# Exercise details:
Starting at the first line of the listing below, repeat each line exactly until the line containing "import plotly.graph_objects as go", which you include. Leave out pictures.

## Begin Recorded data

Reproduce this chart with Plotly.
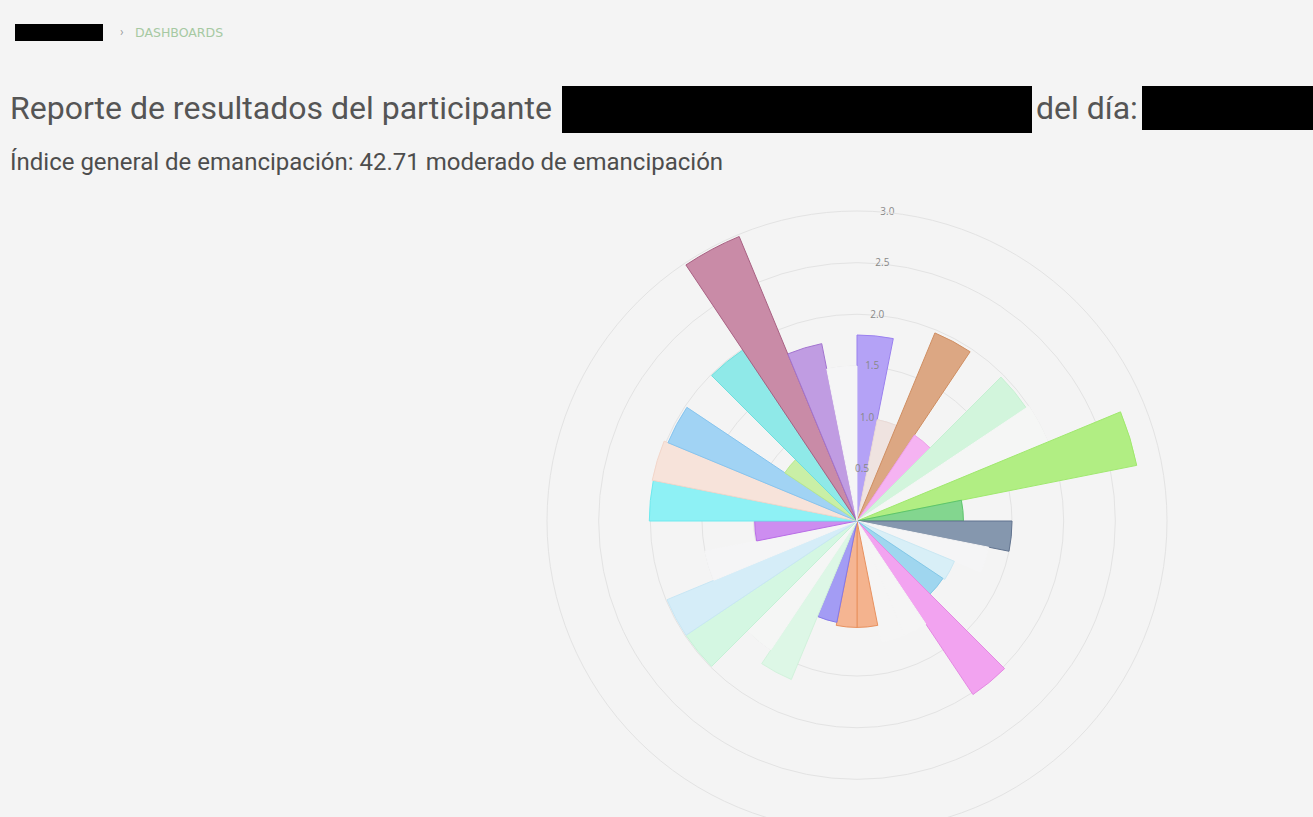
import plotly.graph_objects as go

# ---------------- data ----------------
categories = [f"Dimensión {i}" for i in range(1, 33)]
values = [1.80, 1.00, 1.97, 1.00, 1.97, 2.00, 2.76, 1.03,
          1.50, 1.30, 1.02, 1.00, 2.02, 1.20, 1.20, 1.03,
          1.03, 1.00, 1.66, 1.50, 1.99, 1.99, 1.50, 0.99,
          2.01, 2.02, 1.98, 0.84, 1.99, 2.98, 1.75, 1.50]
fill_colors = ["#b4a2f6", "#efe3e0", "#dca783", "#f5b3f2", "#d2f5dc", "#f5f6f5", "#b1ee83", "#83d68f",
               "#8597ae", "#f5f5f6", "#d8eff7", "#9fd6ef", "#f2a3f0", "#f5f5f5", "#f5f5f5", "#f4b38e",
               "#f5b592", "#a39cf4", "#ddf7e6", "#f5f6f5", "#d4f7e2", "#d5edf8", "#f5f5f6", "#cd8df0",
               "#8ef1f5", "#f7e3da", "#a1d3f4", "#c9efa6", "#8fe9e8", "#c98ba7", "#c09ce2", "#f5f5f6"]
line_colors = ["#9a80ee", "#eadad6", "#cf8e62", "#eea0ea", "#c6f0d2", "#f5f6f5", "#a0e86e", "#5cc46c",
               "#61738f", "#f5f5f6", "#cbe8f3", "#82c8e8", "#e48ae2", "#f5f5f5", "#f5f5f5", "#e8915f",
               "#e8915f", "#8478ea", "#d2f2dc", "#f5f6f5", "#c5f1d6", "#c8e6f4", "#f5f5f6", "#b86de6",
               "#6ee9ee", "#f2d6ca", "#86c4ee", "#b8e88e", "#6fdfdd", "#a86082", "#a274cf", "#f5f5f6"]
tick_values = [0.5, 1.0, 1.5, 2.0, 2.5, 3.0]
tick_labels = ["0.5", "1.0", "1.5", "2.0", "2.5", "3.0"]

title_text = "Reporte de resultados del participante"
day_text = "del día:"
index_value = "42.71"
subtitle_text = f"Índice general de emancipación: {index_value} moderado de emancipación"
breadcrumb = "DASHBOARDS"

# ---------------- layout helpers ----------------
W, H = 1313, 845
BG = "#f4f4f4"
GRID = "#e3e3e3"


def px(x):
    return x / W


def py(y):
    return 1 - y / H


cx, cy, R = 857, 521, 310

fig = go.Figure()
fig.add_trace(go.Barpolar(
    r=values,
    theta=categories,
    marker=dict(color=fill_colors, line=dict(color=line_colors, width=1)),
    hoverinfo="theta+r",
    showlegend=False,
))
fig.add_trace(go.Scatterpolar(
    r=tick_values,
    theta=[categories[0]] * len(tick_values),
    mode="text",
    text=tick_labels,
    textposition="middle center",
    textfont=dict(family="Open Sans, sans-serif", size=10, color="#888888"),
    hoverinfo="skip",
    showlegend=False,
))

fig.update_layout(
    width=W, height=H, autosize=False,
    margin=dict(l=0, r=0, t=0, b=0),
    paper_bgcolor=BG, plot_bgcolor=BG,
    polar=dict(
        domain=dict(x=[px(cx - R), px(cx + R)], y=[py(cy + R), py(cy - R)]),
        bgcolor=BG,
        bargap=0,
        angularaxis=dict(direction="clockwise", rotation=90 - 360 / len(categories) / 2,
                         showgrid=False, showline=True, linecolor=GRID, linewidth=1,
                         showticklabels=False, ticks=""),
        radialaxis=dict(range=[0, 3], tickvals=tick_values, showticklabels=False,
                        showline=False, ticks="", gridcolor=GRID, gridwidth=1),
    ),
    shapes=[
        dict(type="rect", xref="paper", yref="paper", x0=px(15), x1=px(103), y0=py(41), y1=py(24),
             fillcolor="black", line=dict(width=0)),
        dict(type="rect", xref="paper", yref="paper", x0=px(562), x1=px(1032), y0=py(133), y1=py(86),
             fillcolor="black", line=dict(width=0)),
        dict(type="rect", xref="paper", yref="paper", x0=px(1142), x1=px(1313), y0=py(130), y1=py(86),
             fillcolor="black", line=dict(width=0)),
    ],
    annotations=[
        dict(text="›", x=px(118), y=py(32), xref="paper", yref="paper", xanchor="left", yanchor="middle",
             showarrow=False, font=dict(family="Roboto", size=12, color="#999999")),
        dict(text=breadcrumb, x=px(133), y=py(33), xref="paper", yref="paper", xanchor="left", yanchor="middle",
             showarrow=False, font=dict(family="DejaVu Sans", size=12.5, color="#a6c9a2")),
        dict(text=title_text, x=px(8), y=py(108), xref="paper", yref="paper", xanchor="left", yanchor="middle",
             showarrow=False, font=dict(family="Roboto", size=32, color="#555555")),
        dict(text=day_text, x=px(1034), y=py(108), xref="paper", yref="paper", xanchor="left", yanchor="middle",
             showarrow=False, font=dict(family="Roboto", size=32, color="#555555")),
        dict(text=subtitle_text, x=px(8), y=py(162), xref="paper", yref="paper", xanchor="left", yanchor="middle",
             showarrow=False, font=dict(family="Roboto", size=24, color="#4d4d4d")),
    ],
)

fig.write_html(
    "out.html",
    config={"displayModeBar": False},
    post_script="document.body.style.margin='0';document.body.style.overflow='hidden';"
                "document.documentElement.style.overflow='hidden';",
)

## End Recorded data

# Written response:
Reproduce this chart with Plotly.
import plotly.graph_objects as go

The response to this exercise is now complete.